Short problem –
Retype exactly what runs from the first line of the data to the line with "300, 330, 360]", keeping both of those lines and skipping pictures.

Available data –

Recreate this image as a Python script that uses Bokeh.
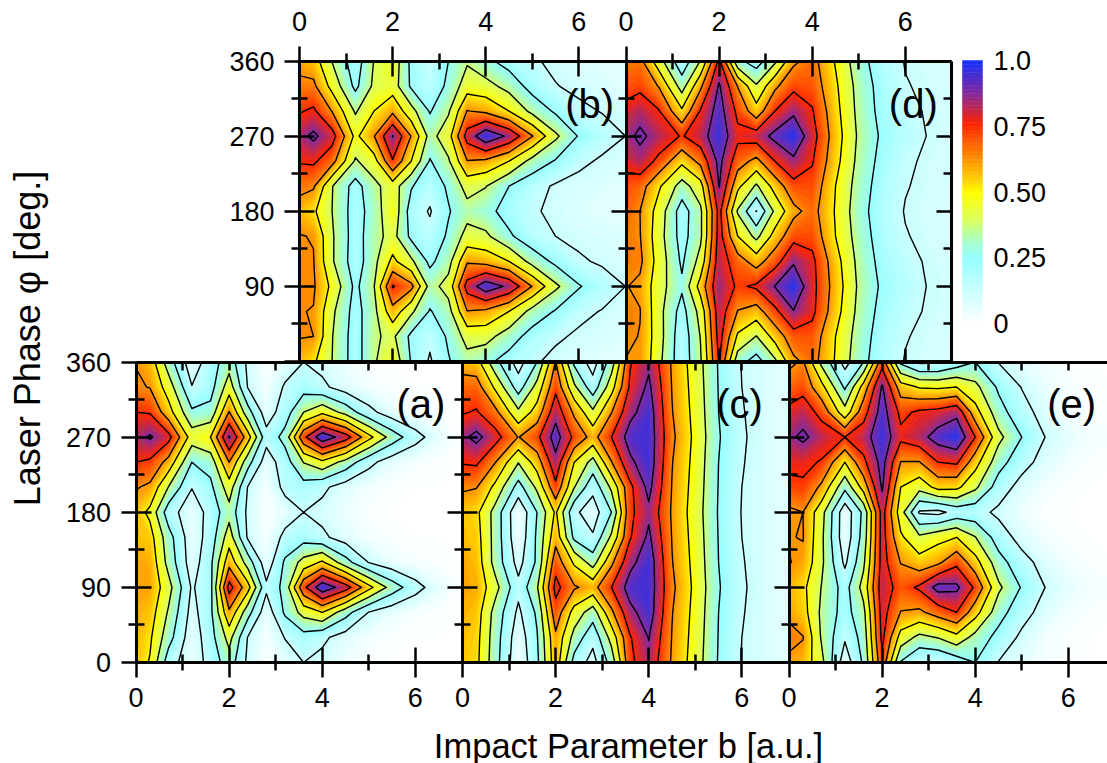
from bokeh.embed import file_html
from bokeh.resources import INLINE
from bokeh.plotting import figure
from bokeh.plotting.contour import contour_data
from bokeh.models import Range1d, LinearAxis, FixedTicker, ColumnDataSource, Label

# impact parameter columns and phase rows of the maps
B = [0, .3, .7, 1.2, 1.6, 2, 2.4, 2.8, 3.2, 3.6, 4, 4.5, 5, 5.5, 6, 6.5, 7]
PHI = [0, 30, 60, 90, 120, 150, 180, 210, 240, 270, 300, 330, 360]

MAP_A = [
    [.57, .49, .18, .05, .17, .32, .10, .01, .06, .125, .09, .04, .01, 0, 0, 0, 0],
    [.58, .52, .30, .05, .20, .42, .12, .02, .13, .20, .15, .07, .03, .01, 0, 0, 0],
    [.59, .56, .36, .08, .22, .60, .30, .05, .27, .42, .50, .30, .12, .05, .02, .01, 0],
    [.61, .60, .42, .11, .21, .80, .55, .15, .29, .72, .96, .81, .54, .32, .17, .06, .01],
    [.60, .59, .33, .06, .22, .58, .32, .05, .27, .42, .52, .30, .12, .05, .02, .01, 0],
    [.57, .55, .30, .05, .18, .44, .11, .02, .16, .20, .15, .07, .03, .01, 0, 0, 0],
    [.56, .47, .18, .05, .17, .33, .10, .01, .06, .125, .09, .04, .01, 0, 0, 0, 0],
    [.635, .60, .37, .13, .22, .44, .12, .02, .16, .20, .15, .07, .03, .01, 0, 0, 0],
    [.75, .73, .58, .25, .30, .625, .30, .06, .19, .38, .47, .33, .16, .06, .02, .01, 0],
    [.83, .89, .79, .44, .50, .885, .56, .17, .29, .72, .96, .81, .54, .32, .17, .06, .01],
    [.75, .74, .55, .27, .29, .63, .30, .06, .19, .375, .47, .33, .16, .06, .02, .01, 0],
    [.64, .62, .44, .13, .20, .44, .12, .02, .14, .20, .15, .07, .03, .01, 0, 0, 0],
    [.62, .57, .31, .05, .19, .32, .10, .01, .06, .125, .09, .04, .01, 0, 0, 0, 0],
]
MAP_B = [
    [.57, .52, .375, .19, .36, .47, .24, .11, .24, .33, .28, .2, .14, .1, .08, .07, .06],
    [.63, .625, .38, .19, .36, .4, .22, .15, .27, .42, .42, .31, .2, .14, .11, .09, .08],
    [.63, .62, .4, .2, .34, .58, .4, .24, .33, .62, .6, .5, .33, .24, .15, .12, .09],
    [.64, .64, .47, .22, .37, .76, .66, .33, .42, .8, .95, .85, .62, .4, .26, .18, .125],
    [.64, .63, .39, .18, .34, .53, .4, .22, .33, .61, .58, .5, .33, .22, .14, .11, .09],
    [.63, .62, .39, .19, .33, .42, .22, .16, .27, .42, .4, .27, .17, .125, .1, .09, .08],
    [.57, .52, .375, .19, .31, .47, .19, .115, .24, .33, .29, .2, .14, .1, .08, .07, .06],
    [.66, .64, .38, .2, .34, .44, .26, .17, .27, .42, .38, .25, .17, .11, .09, .08, .07],
    [.76, .77, .67, .36, .45, .74, .5, .24, .36, .62, .6, .5, .33, .24, .15, .11, .09],
    [.84, .9, .8, .47, .62, .88, .62, .33, .45, .8, .97, .85, .63, .40, .24, .17, .125],
    [.74, .77, .62, .36, .5, .6, .42, .24, .36, .63, .6, .5, .34, .23, .15, .12, .1],
    [.65, .65, .46, .22, .4, .44, .23, .155, .28, .44, .42, .33, .2, .13, .1, .085, .07],
    [.59, .56, .37, .18, .38, .46, .22, .125, .25, .36, .28, .2, .14, .1, .08, .07, .06],
]
MAP_C = [
    [.56, .53, .3, .03, .22, .58, .2, .08, .3, .72, .84, .61, .44, .24, .12, .09, .06],
    [.57, .54, .31, .05, .24, .6, .33, .16, .42, .74, .88, .62, .45, .245, .125, .09, .06],
    [.59, .56, .33, .1, .27, .7, .45, .31, .6, .84, .94, .63, .46, .25, .13, .09, .06],
    [.6, .59, .42, .16, .36, .79, .64, .58, .75, .93, .95, .65, .47, .26, .135, .09, .06],
    [.6, .57, .33, .08, .27, .7, .48, .32, .6, .84, .95, .63, .46, .25, .13, .09, .06],
    [.57, .55, .33, .03, .27, .58, .22, .14, .4, .74, .9, .62, .45, .245, .125, .09, .06],
    [.56, .53, .33, .02, .25, .52, .15, .06, .25, .72, .85, .61, .44, .24, .12, .09, .06],
    [.64, .63, .47, .2, .4, .72, .38, .16, .4, .72, .91, .62, .45, .245, .125, .09, .06],
    [.76, .77, .63, .38, .56, .84, .5, .33, .62, .85, .95, .63, .46, .25, .13, .09, .06],
    [.85, .91, .80, .62, .72, .93, .72, .58, .75, .93, .95, .65, .47, .26, .135, .09, .06],
    [.74, .76, .66, .40, .55, .83, .60, .40, .62, .84, .94, .63, .46, .25, .13, .09, .06],
    [.68, .68, .48, .19, .42, .72, .40, .175, .45, .77, .90, .62, .45, .245, .125, .09, .06],
    [.57, .55, .29, .07, .25, .63, .22, .07, .31, .74, .85, .61, .44, .24, .12, .09, .06],
]
MAP_D = [
    [.62, .62, .41, .17, .36, .76, .3, .2, .35, .6, .67, .49, .3, .18, .12, .1, .09],
    [.65, .62, .43, .17, .38, .8, .48, .37, .55, .7, .7, .5, .32, .19, .13, .105, .09],
    [.66, .63, .42, .2, .42, .82, .62, .57, .72, .87, .78, .55, .34, .21, .15, .115, .1],
    [.63, .6, .43, .27, .55, .85, .73, .77, .88, .98, .79, .57, .355, .23, .17, .12, .1],
    [.66, .65, .45, .23, .42, .82, .68, .57, .7, .86, .78, .55, .34, .21, .15, .115, .1],
    [.66, .63, .43, .2, .35, .8, .5, .34, .55, .71, .71, .5, .32, .19, .13, .105, .09],
    [.68, .625, .45, .19, .35, .79, .36, .12, .4, .59, .67, .49, .3, .18, .12, .1, .09],
    [.7, .68, .52, .32, .45, .88, .53, .355, .55, .71, .71, .5, .32, .19, .13, .105, .09],
    [.79, .83, .72, .53, .66, .91, .68, .59, .75, .85, .76, .54, .34, .21, .14, .11, .1],
    [.84, .9, .83, .74, .82, .96, .78, .81, .91, .98, .8, .56, .355, .23, .17, .12, .1],
    [.79, .83, .76, .52, .76, .93, .72, .55, .75, .85, .76, .54, .34, .21, .15, .115, .1],
    [.7, .72, .62, .32, .6, .89, .62, .39, .6, .72, .7, .52, .33, .2, .13, .11, .09],
    [.65, .66, .43, .16, .38, .78, .28, .19, .35, .6, .67, .49, .3, .18, .12, .1, .09],
]
MAP_E = [
    [.6, .58, .41, .05, .27, .72, .24, .12, .12, .18, .25, .12, .06, .03, .01, 0, 0],
    [.66, .63, .36, .14, .3, .78, .45, .34, .38, .46, .33, .21, .1, .03, .01, 0, 0],
    [.6, .55, .35, .2, .34, .8, .62, .6, .68, .75, .55, .3, .17, .08, .03, .01, 0],
    [.58, .53, .37, .2, .42, .82, .7, .77, .92, .9, .73, .4, .24, .125, .06, .03, .02],
    [.63, .6, .4, .1, .35, .8, .62, .55, .6, .72, .55, .3, .17, .08, .03, .01, 0],
    [.62, .63, .4, .04, .3, .8, .52, .4, .46, .5, .38, .19, .08, .03, .01, 0, 0],
    [.6, .625, .42, .04, .28, .8, .43, .11, .09, .17, .17, .1, .04, .01, 0, 0, 0],
    [.72, .73, .6, .28, .55, .89, .5, .42, .54, .53, .4, .19, .08, .03, .01, 0, 0],
    [.78, .78, .74, .5, .72, .92, .62, .62, .75, .77, .55, .3, .17, .08, .03, .01, 0],
    [.85, .9, .82, .75, .82, .96, .78, .83, .93, .98, .75, .41, .25, .125, .06, .03, .02],
    [.78, .82, .71, .42, .7, .93, .72, .77, .79, .84, .55, .3, .17, .08, .03, .01, 0],
    [.68, .71, .54, .23, .55, .89, .56, .49, .48, .5, .41, .23, .12, .05, .02, .01, 0],
    [.6, .64, .34, .08, .25, .7, .22, .1, .11, .18, .25, .12, .06, .03, .01, 0, 0],
]

LINE_LEVELS = [.125, .25, .375, .5, .625, .75, .875]
X_MAJOR = [0, 2, 4, 6]
X_MINOR = [1, 3, 5]
Y_MAJOR = [0, 90, 180, 270, 360]
Y_MINOR = [45, 135, 225, 315]
BAR_TICKS = [0, .25, .5, .75, 1]
BAR_LABELS = {0: "0", .25: "0.25", .5: "0.50", .75: "0.75", 1: "1.0"}
FONT = "Liberation Sans"

STOPS = [(0, (255, 255, 255)), (.25, (150, 255, 255)), (.31, (165, 255, 205)), (.40, (222, 255, 85)),
         (.5, (255, 255, 0)), (.53, (255, 222, 0)), (.62, (255, 150, 0)), (.76, (255, 35, 0)),
         (.87, (135, 40, 150)), (1, (20, 50, 255))]


def colour(v):
    for (a, ca), (b, cb) in zip(STOPS, STOPS[1:]):
        if v <= b:
            t = (v - a) / (b - a)
            return "#%02x%02x%02x" % tuple(round(u + (w - u) * t) for u, w in zip(ca, cb))
    return "#1432ff"


BANDS = 64
band_edges = [i / BANDS for i in range(BANDS + 1)]
band_colours = [colour((i + .5) / BANDS) for i in range(BANDS)]

# page pixels: the default ranges are the page itself
PX_PER_B = 46.56
PX_PER_DEG = 300.5 / 360
LEFT, RIGHT, TOP, BOTTOM = 0, 1107, 0, 763
p = figure(width=RIGHT - LEFT, height=BOTTOM - TOP, output_backend="svg", toolbar_location=None,
           x_range=Range1d(LEFT, RIGHT), y_range=Range1d(BOTTOM, TOP), x_axis_type=None, y_axis_type=None,
           min_border=0, outline_line_color=None, background_fill_color="white", border_fill_color="white")
p.grid.visible = False

ROW_ZERO = {"upper": 361.0, "lower": 662.0}
for name, y0 in ROW_ZERO.items():
    p.extra_y_ranges[name] = Range1d((y0 - BOTTOM) / PX_PER_DEG, (y0 - TOP) / PX_PER_DEG)

PANELS = [("a", MAP_A, 135.5, "lower"), ("c", MAP_C, 462.0, "lower"), ("e", MAP_E, 788.5, "lower"),
          ("b", MAP_B, 299.0, "upper"), ("d", MAP_D, 625.5, "upper")]
for name, z, x0, row in PANELS:
    p.extra_x_ranges[name] = Range1d((LEFT - x0) / PX_PER_B, (RIGHT - x0) / PX_PER_B)
    cd = contour_data(B, PHI, z, band_edges)
    fd = cd.fill_data
    keep = [i for i in range(len(fd.xs)) if len(fd.xs[i]) > 0]
    src = ColumnDataSource(dict(xs=[fd.xs[i] for i in keep], ys=[fd.ys[i] for i in keep],
                                c=[band_colours[i] for i in keep]))
    p.multi_polygons("xs", "ys", source=src, fill_color="c", line_color="c", line_width=.7,
                     x_range_name=name, y_range_name=row)
    ld = contour_data(B, PHI, z, LINE_LEVELS, want_fill=False, want_line=True).line_data
    p.multi_line(list(ld.xs), list(ld.ys), line_color="black", line_width=1.4, line_join="round",
                 x_range_name=name, y_range_name=row)


def axis(side, xn, yn, loc, major, minor, labels=False, in_=15, out=15, mi=8, mo=8, standoff=10):
    bounds = (0, 7) if side in ("above", "below") else (0, 360)
    over = {} if labels is True else {t: "" for t in major}
    if isinstance(labels, (list, tuple)):
        over = {t: ("" if t not in labels else str(t)) for t in major}
    ax = LinearAxis(x_range_name=xn, y_range_name=yn, fixed_location=loc, bounds=bounds,
                    ticker=FixedTicker(ticks=major, minor_ticks=minor),
                    major_tick_in=in_, major_tick_out=out, minor_tick_in=mi, minor_tick_out=mo,
                    axis_line_width=3, axis_line_color="black", major_tick_line_width=2.5,
                    minor_tick_line_width=2.5, major_tick_line_color="black", minor_tick_line_color="black",
                    major_label_overrides=over, major_label_standoff=standoff,
                    major_label_text_font=FONT, major_label_text_font_size="27px",
                    major_label_text_color="black")
    p.add_layout(ax, side)


for name, z, x0, row in PANELS:
    ymap = "upper" if row == "upper" else "lower"
    if row == "lower":
        axis("left", name, ymap, 0, Y_MAJOR, Y_MINOR, labels=Y_MAJOR if name == "a" else False)
        axis("below", name, ymap, 0, X_MAJOR, X_MINOR, labels=True)
        axis("above", name, ymap, 360, X_MAJOR, X_MINOR, in_=8, out=0, mi=8, mo=0)
    else:
        axis("left", name, ymap, 0, Y_MAJOR, Y_MINOR, labels=[90, 180, 270, 360] if name == "b" else False)
        axis("above", name, ymap, 360, X_MAJOR, X_MINOR, labels=True, standoff=15)
        axis("below", name, ymap, 0, X_MAJOR, [], in_=13, out=0, mi=0, mo=0)
axis("right", "d", "upper", 7, Y_MAJOR, Y_MINOR, in_=15, out=0, mi=8, mo=0)

# colour scale
p.extra_x_ranges["bar"] = Range1d((LEFT - 962) / 20, (RIGHT - 962) / 20)
p.extra_y_ranges["bar"] = Range1d((323 - BOTTOM) / 263, (323 - TOP) / 263)
p.quad(left=0, right=1, bottom=band_edges[:-1], top=band_edges[1:], fill_color=band_colours,
       line_color=band_colours, line_width=.5, x_range_name="bar", y_range_name="bar")
bar_axis = LinearAxis(x_range_name="bar", y_range_name="bar", fixed_location=1, bounds=(0, 1),
                      ticker=FixedTicker(ticks=BAR_TICKS), major_tick_in=0, major_tick_out=0, minor_tick_in=0,
                      minor_tick_out=0, axis_line_color=None, major_label_overrides=BAR_LABELS,
                      major_label_standoff=11, major_label_text_font=FONT, major_label_text_font_size="27px",
                      major_label_text_color="black")
p.add_layout(bar_axis, "right")

# panel letters, placed in each panel's own coordinates
LETTERS = [("(a)", "a", "lower", 6.12, 310), ("(c)", "c", "lower", 5.95, 310), ("(e)", "e", "lower", 6.07, 310),
           ("(b)", "b", "upper", 6.23, 308), ("(d)", "d", "upper", 6.17, 308)]
for txt, xn, yn, bx, ph in LETTERS:
    p.add_layout(Label(x=bx, y=ph, x_range_name=xn, y_range_name=yn, text=txt, text_font=FONT,
                       text_font_size="40px", text_align="center", text_baseline="middle", text_color="black"))

p.add_layout(Label(x=628, y=745, text="Impact Parameter b [a.u.]", text_font=FONT, text_font_size="34.5px",
                   text_align="center", text_baseline="middle", text_color="black"))
p.add_layout(Label(x=27, y=338, text="Laser Phase φ [deg.]", text_font=FONT, text_font_size="36px", angle=90,
                   angle_units="deg", text_align="center", text_baseline="middle", text_color="black"))

open("out.html", "w").write(file_html(p, INLINE))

Finished task –
Recreate this image as a Python script that uses Bokeh.
from bokeh.embed import file_html
from bokeh.resources import INLINE
from bokeh.plotting import figure
from bokeh.plotting.contour import contour_data
from bokeh.models import Range1d, LinearAxis, FixedTicker, ColumnDataSource, Label

# impact parameter columns and phase rows of the maps
B = [0, .3, .7, 1.2, 1.6, 2, 2.4, 2.8, 3.2, 3.6, 4, 4.5, 5, 5.5, 6, 6.5, 7]
PHI = [0, 30, 60, 90, 120, 150, 180, 210, 240, 270, 300, 330, 360]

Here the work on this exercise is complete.